Kubernetes-aware runtime security platforms can enforce policy-driven responses like terminating suspicious containers, quarantining compromised pods, or alerting security teams. This dynamic defense adapts to emerging attack techniques, offering continuous cluster protection.
Building a Security Culture: Training and Awareness for Kubernetes Teams
Technical controls alone are insufficient without a security-conscious culture among Kubernetes administrators, developers, and operators. Regular training programs on Kubernetes security best practices, threat landscape updates, and incident response procedures empower teams to recognize and mitigate risks proactively.
Simulated incident drills and tabletop exercises foster preparedness and improve coordination during actual security events. Encouraging collaboration between security and development teams facilitates integrating security early into application lifecycles, embodying DevSecOps principles.
Future-Proofing Kubernetes Security with Emerging Technologies
As Kubernetes evolves, emerging technologies promise to elevate cluster security. Innovations like confidential computing enable encryption of data in use, protecting workloads even from compromised hosts.
Advances in AI-driven security analytics will enhance predictive threat detection, while enhanced service mesh capabilities may integrate more seamless identity and policy enforcement.

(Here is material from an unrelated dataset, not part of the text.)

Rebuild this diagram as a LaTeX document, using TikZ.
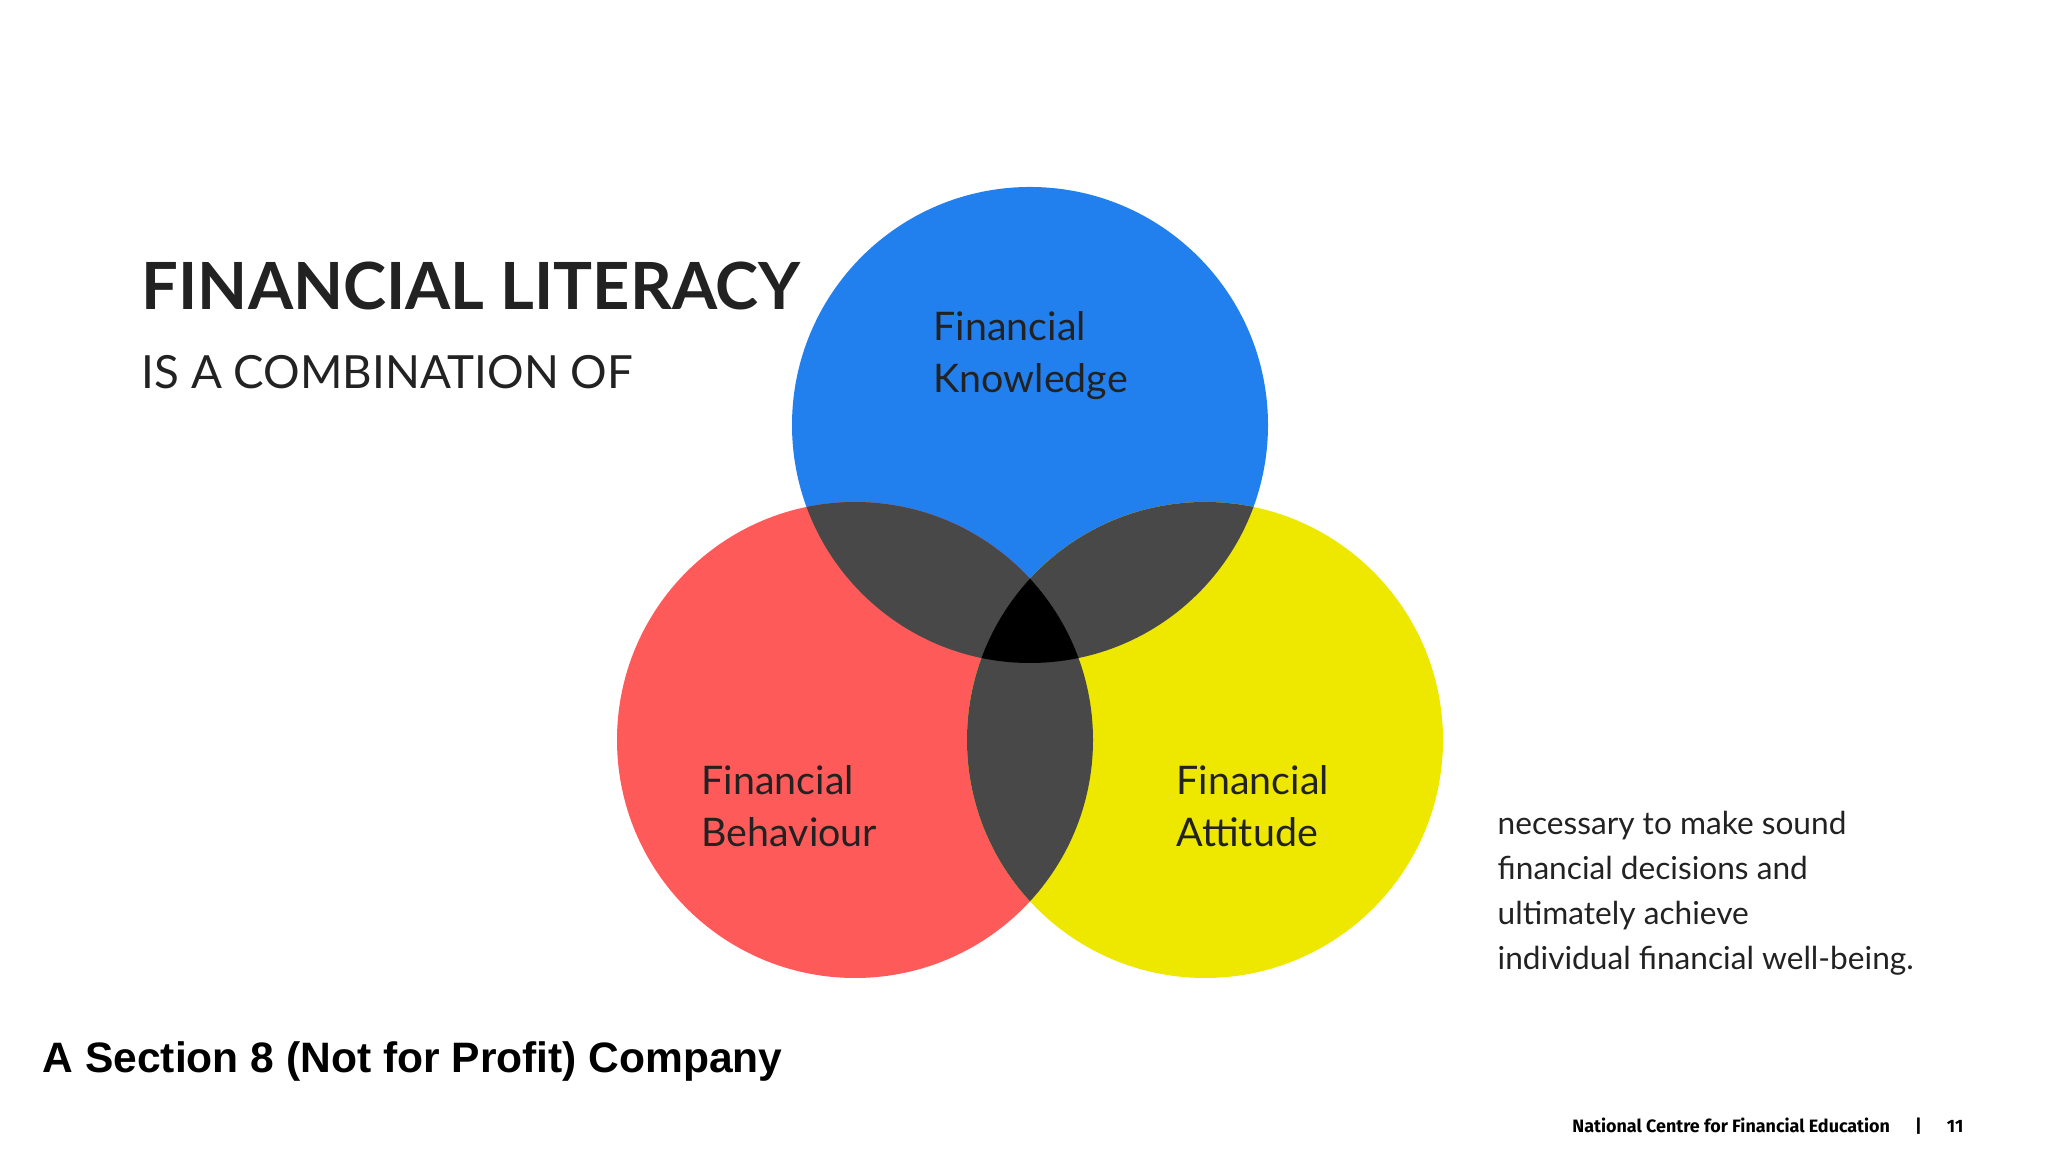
\documentclass[tikz,border=0pt]{standalone}
\usepackage{fontspec}
\setmainfont{Lato}
\newfontfamily\arialf{Liberation Sans}
\newfontfamily\footf{Fira Sans}
\definecolor{cblue}{HTML}{2280EE}
\definecolor{cred}{HTML}{FF5A5A}
\definecolor{cyel}{HTML}{EEE800}
\definecolor{cgray}{HTML}{484848}
\definecolor{ctext}{HTML}{222222}
\begin{document}
\begin{tikzpicture}[x=0.01cm,y=0.01cm,
  lbl/.style={anchor=base west,inner sep=0pt,align=left,text=ctext}]
\useasboundingbox (0,0) rectangle (2048,1152);
\fill[white] (0,0) rectangle (2048,1152);
\def\R{238}
\coordinate (B) at (1030,727);
\coordinate (Rc) at (855,412);
\coordinate (Y) at (1205,412);
\fill[cblue] (B) circle (\R);
\fill[cred] (Rc) circle (\R);
\fill[cyel] (Y) circle (\R);
\begin{scope}\clip (B) circle (\R); \fill[cgray] (Rc) circle (\R);\end{scope}
\begin{scope}\clip (B) circle (\R); \fill[cgray] (Y) circle (\R);\end{scope}
\begin{scope}\clip (Rc) circle (\R); \fill[cgray] (Y) circle (\R);\end{scope}
\begin{scope}\clip (B) circle (\R); \clip (Rc) circle (\R); \fill[black] (Y) circle (\R);\end{scope}
\node[lbl,font=\bfseries\fontsize{18.5}{22}\selectfont] (t1) at (141,842) {FINANCIAL LITERACY};
\node[lbl,font=\fontsize{13}{16}\selectfont] (t2) at (141,763) {IS A COMBINATION OF};
\node[lbl,font=\fontsize{11.2}{15}\selectfont] (k) at (933,759) {Financial\\Knowledge};
\node[lbl,font=\fontsize{11.2}{15}\selectfont] (b) at (701,305) {Financial\\Behaviour};
\node[lbl,font=\fontsize{11.2}{15}\selectfont] (a) at (1176,305) {Financial\\Attitude};
\node[lbl,font=\fontsize{9}{12.8}\selectfont] (r) at (1497,182) {necessary to make sound\\financial decisions and\\ultimately achieve\\individual financial well-being.};
\node[lbl,text=black,font=\arialf\bfseries\fontsize{12.1}{15}\selectfont] (s) at (42,79) {A Section 8 (Not for Profit) Company};
\node[anchor=base east,inner sep=0pt,font=\footf\bfseries\fontsize{5.1}{7}\selectfont] (f) at (1964,19) {National Centre for Financial Education\hspace{1.4em}|\hspace{1.4em}11};
\end{tikzpicture}
\end{document}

Staying abreast of these developments and adopting them judiciously ensures Kubernetes environments remain resilient against a constantly shifting threat landscape.
Conclusion
Ultimately, Kubernetes security is a continuous journey rather than a destination. Proactive monitoring, effective incident response, and a culture of security mindfulness collectively forge a resilient defense framework.
By embedding security at every stage—from code commit to runtime—organizations harness Kubernetes’ full potential without compromising protection. This balanced approach safeguards vital workloads and data, reinforcing trust and enabling innovation at scale.